Before you dive into the details and the nitty gritty of the coop world, it’s important to decide on a few things.

First things first, how many chickens do you intend to raise?

Multiply that by at least two because, chicken math.

Next, are you a handy person and do you have time to construct something that is suitable and safe for your flock?

My own experience

**A humble admission here, when my husband and I first started our flock we agreed on ten birds. We converted a small shed into a coop and we had every intention of siding the shed and adding neat nesting boxes with little curtains, a pull out floor to make cleaning easy and even a brooder area for if we should find ourselves with chicks one day.

Well, we quickly found out that chicken math is a real thing and we now have 26 chickens, two turkeys, and converted a larger shed into our coop and it’s currently sided 3/4 of the way around. And the pull out floor for easy cleaning, the curtains on the nesting boxes, neither are included and likely never will be.

I fell prey to the Pinterest rabbit hole of spectacular and wildly impractical coops and have landed on something that works well enough for our flock and isn’t an eye-sore.**

Chicken Coop: Size Matters

When I say consider the number of birds you intend to have and multiply that by two I am coming from a place of pure honesty.

Not only is it my experience that chicken math is a real thing, but it is the experience of about 99.9% of backyard chicken tenders everywhere.

The remaining 0.1% of people who can decide on a flock size and stick with it either have the will power of the saints or they are lying.

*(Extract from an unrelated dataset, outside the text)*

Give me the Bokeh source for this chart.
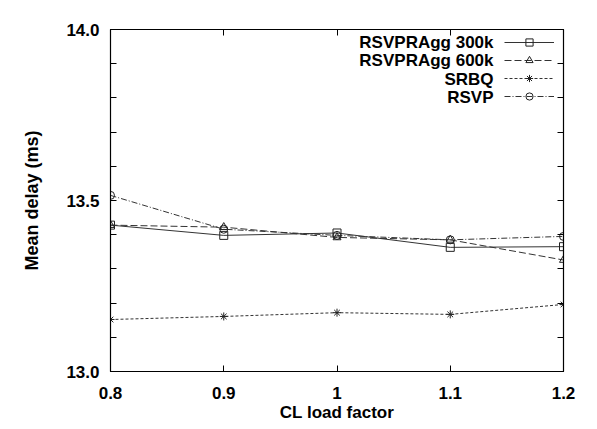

And, honestly, I am opting for lying at this point because I have yet to meet a person content with the preliminary flock size they decided on when they started out.

Never the less, when considering the size of your coop, the general rule of thumb is to have 3-4 square feet available per bird, for a standard 5-6 pound hen.

For bantam hens, the square footage can be halved, while larger breeds (like Jersey Giants and Brahmas) will require almost twice as much space.

You will also want to ensure approximately 1 linear foot of roosting space to allow for all of your hens to completely ignore 3/4 of the roost and huddle in the top corner of the coop overnight.

Chicken Coop: DIY or Prefabricated

Back to my admission that, at the start of my chicken journey, I certainly had high hopes of what we would accomplish with our DIY coop … know your audience, know yourself.

Once you know approximately how large of a coop you need you should do some introspective review.

Are you a handy person and can you get the job done.

My husband and I are handy people, we also happen to have five young children and I am *admittedly* the person who puts the cart before the horse and comes home with a flock of chickens and nowhere to house them.

If you are handy and you have the time and resources to build a coop (or repurpose a shed), then, for all intents and purposes, go for it!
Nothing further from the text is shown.